Norway's Bryggen Shipping International has temporarily reduced its fleet to just six tankers but its parent company still delivering profits.
The Bergen-based chemical tanker operator's holding company, Laxevaag Tankers, has reported a pre-tax profit of NOK 39m ($4.7m), down from NOK 46m in 2019.
Revenue was relatively stable slipping from 699m to NOK 662m.
Four years ago Bryggen had a fleet of 20 tankers on period charter. But due to market conditions, the fleet shrank in 2017 and in 2018. Of today's fleet of six tankers, four are chartered from National Chemical Carriers (NCC) of Saudi Arabia.
In the annual report for 2020, the privately owned company said that Bryggen is in a sound financial condition.

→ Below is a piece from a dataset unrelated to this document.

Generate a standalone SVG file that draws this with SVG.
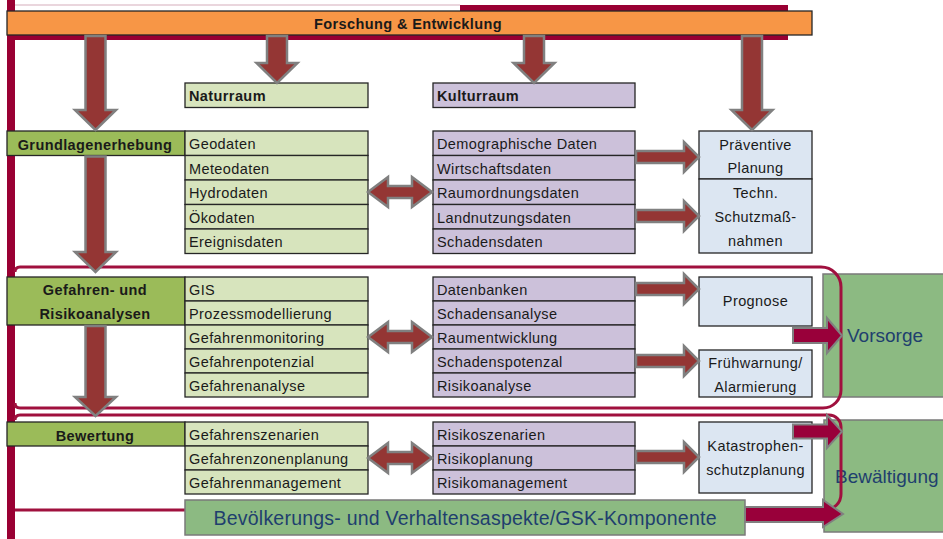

Tim Haagenssen, who heads Bryggen with his father Tore, told the Norwegian financial daily newspaper Finansavisen he believes the company will deliver solid results also in 2021.
Results for Laxevaag Tankers also includes those of its shipbroking outfit, Network Chartering International.
The broker specialises in chemical tankers, with a focus on fertilisers, vegetable oils, acids and other chemical cargoes. It is involved in commercial management of third-party tonnage, time charters, and sale and purchase, as well as serving as exclusive broker for Bryggen's ships.
Laxevaag said Bryggen and Network are positioning themselves to exploit volatile markets both by chartering tonnage and securing cargo contracts.
The companies were started in 2010 by Tore Haagensen, who earlier worked with Odfjell.
At the end of 2020 Laxevaag Tankers had a book equity of NOK 151m.